--- Begin DATA ---
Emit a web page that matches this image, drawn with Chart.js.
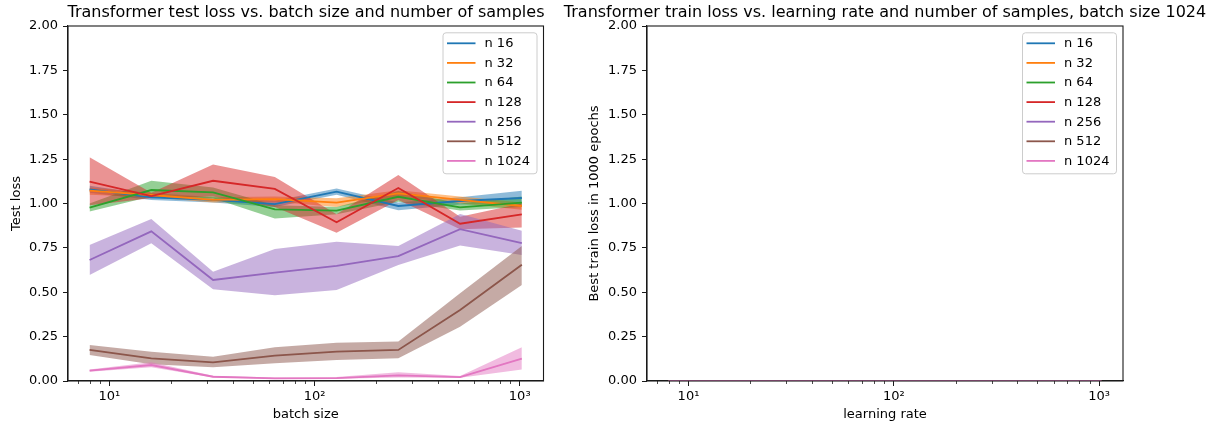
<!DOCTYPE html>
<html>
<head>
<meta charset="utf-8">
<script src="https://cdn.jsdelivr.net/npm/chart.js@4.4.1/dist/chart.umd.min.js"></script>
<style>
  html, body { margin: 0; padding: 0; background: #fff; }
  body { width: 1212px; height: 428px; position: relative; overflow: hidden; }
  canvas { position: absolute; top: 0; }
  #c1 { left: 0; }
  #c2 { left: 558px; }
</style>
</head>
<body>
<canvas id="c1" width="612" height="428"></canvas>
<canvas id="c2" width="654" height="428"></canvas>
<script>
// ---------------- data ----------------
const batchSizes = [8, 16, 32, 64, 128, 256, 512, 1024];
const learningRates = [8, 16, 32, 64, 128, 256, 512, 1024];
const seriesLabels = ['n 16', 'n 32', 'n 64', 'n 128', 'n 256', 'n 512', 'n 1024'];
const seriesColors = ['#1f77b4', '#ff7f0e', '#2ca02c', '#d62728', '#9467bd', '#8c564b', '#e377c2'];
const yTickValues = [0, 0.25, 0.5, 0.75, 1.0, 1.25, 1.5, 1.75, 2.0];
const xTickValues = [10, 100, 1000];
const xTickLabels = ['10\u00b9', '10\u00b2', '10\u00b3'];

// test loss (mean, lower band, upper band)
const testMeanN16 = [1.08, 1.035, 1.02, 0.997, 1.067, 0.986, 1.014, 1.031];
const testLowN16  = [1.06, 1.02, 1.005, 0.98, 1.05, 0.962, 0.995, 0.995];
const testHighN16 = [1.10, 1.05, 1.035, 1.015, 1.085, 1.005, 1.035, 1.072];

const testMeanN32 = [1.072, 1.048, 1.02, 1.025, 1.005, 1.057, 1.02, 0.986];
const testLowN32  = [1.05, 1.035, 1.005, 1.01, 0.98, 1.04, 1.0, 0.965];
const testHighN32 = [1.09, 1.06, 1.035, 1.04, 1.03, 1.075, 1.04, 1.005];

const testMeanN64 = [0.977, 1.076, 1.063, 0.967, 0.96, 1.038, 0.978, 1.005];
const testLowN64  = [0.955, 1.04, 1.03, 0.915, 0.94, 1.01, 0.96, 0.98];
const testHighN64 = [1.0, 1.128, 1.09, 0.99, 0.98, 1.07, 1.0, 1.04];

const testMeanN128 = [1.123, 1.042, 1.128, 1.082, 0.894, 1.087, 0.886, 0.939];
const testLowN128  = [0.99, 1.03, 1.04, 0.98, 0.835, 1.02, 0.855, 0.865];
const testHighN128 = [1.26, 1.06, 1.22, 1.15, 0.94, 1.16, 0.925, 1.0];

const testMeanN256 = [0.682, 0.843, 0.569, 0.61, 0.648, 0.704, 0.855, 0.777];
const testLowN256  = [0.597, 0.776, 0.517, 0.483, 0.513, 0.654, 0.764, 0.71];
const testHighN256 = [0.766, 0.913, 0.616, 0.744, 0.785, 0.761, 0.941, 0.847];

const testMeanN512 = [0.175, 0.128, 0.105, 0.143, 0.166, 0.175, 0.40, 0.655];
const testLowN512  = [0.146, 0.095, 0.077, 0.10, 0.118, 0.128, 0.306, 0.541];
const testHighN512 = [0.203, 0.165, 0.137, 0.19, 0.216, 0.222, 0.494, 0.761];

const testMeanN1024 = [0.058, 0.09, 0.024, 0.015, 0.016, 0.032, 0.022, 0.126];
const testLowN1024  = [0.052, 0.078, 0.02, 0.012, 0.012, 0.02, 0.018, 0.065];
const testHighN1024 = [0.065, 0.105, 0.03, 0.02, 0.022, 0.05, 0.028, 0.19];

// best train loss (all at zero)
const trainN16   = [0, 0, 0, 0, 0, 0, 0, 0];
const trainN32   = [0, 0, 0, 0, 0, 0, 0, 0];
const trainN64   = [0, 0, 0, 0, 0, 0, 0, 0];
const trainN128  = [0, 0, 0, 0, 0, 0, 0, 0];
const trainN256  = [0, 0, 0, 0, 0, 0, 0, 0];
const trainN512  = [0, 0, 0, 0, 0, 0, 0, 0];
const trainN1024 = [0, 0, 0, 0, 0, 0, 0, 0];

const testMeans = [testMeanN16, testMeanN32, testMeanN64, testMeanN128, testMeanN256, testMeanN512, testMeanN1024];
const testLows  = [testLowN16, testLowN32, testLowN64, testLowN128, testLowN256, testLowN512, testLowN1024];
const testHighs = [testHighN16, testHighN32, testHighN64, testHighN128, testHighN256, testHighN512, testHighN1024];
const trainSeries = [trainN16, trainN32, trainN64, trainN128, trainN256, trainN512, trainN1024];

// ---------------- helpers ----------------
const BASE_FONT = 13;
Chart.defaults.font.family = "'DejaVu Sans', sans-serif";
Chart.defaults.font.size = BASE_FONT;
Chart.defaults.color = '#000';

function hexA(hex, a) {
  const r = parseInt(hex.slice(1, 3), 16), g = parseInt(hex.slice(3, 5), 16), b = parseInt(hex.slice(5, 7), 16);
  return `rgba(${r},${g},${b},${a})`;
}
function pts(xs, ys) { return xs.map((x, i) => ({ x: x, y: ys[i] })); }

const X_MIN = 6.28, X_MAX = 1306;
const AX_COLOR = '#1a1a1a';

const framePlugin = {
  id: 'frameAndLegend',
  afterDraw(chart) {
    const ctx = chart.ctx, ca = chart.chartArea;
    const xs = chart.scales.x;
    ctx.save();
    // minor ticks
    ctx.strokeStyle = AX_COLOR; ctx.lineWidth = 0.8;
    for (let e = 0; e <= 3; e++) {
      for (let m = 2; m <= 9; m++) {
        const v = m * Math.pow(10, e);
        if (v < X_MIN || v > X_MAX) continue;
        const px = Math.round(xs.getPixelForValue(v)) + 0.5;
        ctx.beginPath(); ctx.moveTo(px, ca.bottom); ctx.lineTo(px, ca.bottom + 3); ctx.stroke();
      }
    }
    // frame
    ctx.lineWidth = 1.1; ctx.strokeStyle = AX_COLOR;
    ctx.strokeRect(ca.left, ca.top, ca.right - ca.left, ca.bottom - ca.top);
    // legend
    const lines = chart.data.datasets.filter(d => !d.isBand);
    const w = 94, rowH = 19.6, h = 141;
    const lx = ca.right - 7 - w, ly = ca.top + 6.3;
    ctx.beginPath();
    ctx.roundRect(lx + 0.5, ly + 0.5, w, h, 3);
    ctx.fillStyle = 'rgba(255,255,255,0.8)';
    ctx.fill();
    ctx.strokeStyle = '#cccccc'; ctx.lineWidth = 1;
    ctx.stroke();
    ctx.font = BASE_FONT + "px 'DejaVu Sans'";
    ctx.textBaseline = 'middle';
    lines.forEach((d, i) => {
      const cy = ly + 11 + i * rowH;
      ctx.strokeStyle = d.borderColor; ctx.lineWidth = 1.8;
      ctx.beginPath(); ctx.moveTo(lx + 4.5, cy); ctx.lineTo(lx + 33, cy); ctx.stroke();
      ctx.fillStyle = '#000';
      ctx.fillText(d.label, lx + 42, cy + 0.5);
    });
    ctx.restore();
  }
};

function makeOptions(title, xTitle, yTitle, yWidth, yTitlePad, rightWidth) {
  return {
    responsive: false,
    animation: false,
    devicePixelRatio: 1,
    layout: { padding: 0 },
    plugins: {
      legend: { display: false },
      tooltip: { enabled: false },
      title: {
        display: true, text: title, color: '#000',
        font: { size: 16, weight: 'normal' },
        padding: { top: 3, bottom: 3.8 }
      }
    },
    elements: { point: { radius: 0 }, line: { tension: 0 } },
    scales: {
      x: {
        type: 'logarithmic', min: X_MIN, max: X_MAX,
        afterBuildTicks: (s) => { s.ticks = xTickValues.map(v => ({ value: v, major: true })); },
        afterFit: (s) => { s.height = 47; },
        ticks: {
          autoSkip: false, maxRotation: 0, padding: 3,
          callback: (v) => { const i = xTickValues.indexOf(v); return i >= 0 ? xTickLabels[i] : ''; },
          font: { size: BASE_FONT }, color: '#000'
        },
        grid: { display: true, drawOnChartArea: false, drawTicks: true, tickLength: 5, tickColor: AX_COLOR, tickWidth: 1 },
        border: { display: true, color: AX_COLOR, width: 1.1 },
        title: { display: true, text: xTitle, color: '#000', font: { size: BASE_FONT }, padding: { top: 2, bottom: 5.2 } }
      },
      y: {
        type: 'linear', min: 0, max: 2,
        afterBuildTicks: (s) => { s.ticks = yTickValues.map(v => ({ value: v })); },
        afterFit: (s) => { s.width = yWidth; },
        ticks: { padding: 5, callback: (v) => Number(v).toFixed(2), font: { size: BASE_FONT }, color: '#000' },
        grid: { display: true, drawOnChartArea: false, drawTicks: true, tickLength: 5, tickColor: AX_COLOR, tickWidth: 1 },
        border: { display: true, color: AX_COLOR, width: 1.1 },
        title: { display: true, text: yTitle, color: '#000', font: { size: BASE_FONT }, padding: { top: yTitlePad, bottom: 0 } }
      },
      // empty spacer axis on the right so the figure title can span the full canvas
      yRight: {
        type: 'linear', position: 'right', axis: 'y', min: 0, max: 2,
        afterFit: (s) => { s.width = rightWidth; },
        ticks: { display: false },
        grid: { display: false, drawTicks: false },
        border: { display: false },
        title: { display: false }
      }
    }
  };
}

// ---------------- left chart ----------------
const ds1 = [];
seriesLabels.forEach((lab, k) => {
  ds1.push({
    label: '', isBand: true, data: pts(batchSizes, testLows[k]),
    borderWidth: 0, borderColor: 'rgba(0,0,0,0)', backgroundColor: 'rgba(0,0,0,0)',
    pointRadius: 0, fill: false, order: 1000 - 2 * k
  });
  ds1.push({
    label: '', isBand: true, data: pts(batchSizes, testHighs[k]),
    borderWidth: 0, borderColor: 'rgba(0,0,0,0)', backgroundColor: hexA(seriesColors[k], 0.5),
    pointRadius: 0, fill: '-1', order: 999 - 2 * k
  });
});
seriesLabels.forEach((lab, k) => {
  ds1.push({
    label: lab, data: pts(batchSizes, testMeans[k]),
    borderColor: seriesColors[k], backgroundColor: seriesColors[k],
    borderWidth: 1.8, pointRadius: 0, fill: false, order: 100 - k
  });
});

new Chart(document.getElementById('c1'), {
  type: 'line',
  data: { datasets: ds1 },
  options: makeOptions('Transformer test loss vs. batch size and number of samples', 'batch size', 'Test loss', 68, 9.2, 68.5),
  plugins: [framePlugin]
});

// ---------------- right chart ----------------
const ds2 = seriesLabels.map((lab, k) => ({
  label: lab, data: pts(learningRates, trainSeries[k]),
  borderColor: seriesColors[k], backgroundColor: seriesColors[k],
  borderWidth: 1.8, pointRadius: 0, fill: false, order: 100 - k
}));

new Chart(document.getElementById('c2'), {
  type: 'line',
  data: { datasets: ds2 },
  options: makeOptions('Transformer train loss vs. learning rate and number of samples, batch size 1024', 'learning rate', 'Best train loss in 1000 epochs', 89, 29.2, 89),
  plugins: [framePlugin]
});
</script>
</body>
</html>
--- End DATA ---
DIRECTIONS FOR THIS TASK: Make an exact copy of the lines from the top of the material through the line with "1.075, 1.04, 1.005];", pictures excluded.

RESULT:
Emit a web page that matches this image, drawn with Chart.js.
<!DOCTYPE html>
<html>
<head>
<meta charset="utf-8">
<script src="https://cdn.jsdelivr.net/npm/chart.js@4.4.1/dist/chart.umd.min.js"></script>
<style>
  html, body { margin: 0; padding: 0; background: #fff; }
  body { width: 1212px; height: 428px; position: relative; overflow: hidden; }
  canvas { position: absolute; top: 0; }
  #c1 { left: 0; }
  #c2 { left: 558px; }
</style>
</head>
<body>
<canvas id="c1" width="612" height="428"></canvas>
<canvas id="c2" width="654" height="428"></canvas>
<script>
// ---------------- data ----------------
const batchSizes = [8, 16, 32, 64, 128, 256, 512, 1024];
const learningRates = [8, 16, 32, 64, 128, 256, 512, 1024];
const seriesLabels = ['n 16', 'n 32', 'n 64', 'n 128', 'n 256', 'n 512', 'n 1024'];
const seriesColors = ['#1f77b4', '#ff7f0e', '#2ca02c', '#d62728', '#9467bd', '#8c564b', '#e377c2'];
const yTickValues = [0, 0.25, 0.5, 0.75, 1.0, 1.25, 1.5, 1.75, 2.0];
const xTickValues = [10, 100, 1000];
const xTickLabels = ['10\u00b9', '10\u00b2', '10\u00b3'];

// test loss (mean, lower band, upper band)
const testMeanN16 = [1.08, 1.035, 1.02, 0.997, 1.067, 0.986, 1.014, 1.031];
const testLowN16  = [1.06, 1.02, 1.005, 0.98, 1.05, 0.962, 0.995, 0.995];
const testHighN16 = [1.10, 1.05, 1.035, 1.015, 1.085, 1.005, 1.035, 1.072];

const testMeanN32 = [1.072, 1.048, 1.02, 1.025, 1.005, 1.057, 1.02, 0.986];
const testLowN32  = [1.05, 1.035, 1.005, 1.01, 0.98, 1.04, 1.0, 0.965];
const testHighN32 = [1.09, 1.06, 1.035, 1.04, 1.03, 1.075, 1.04, 1.005];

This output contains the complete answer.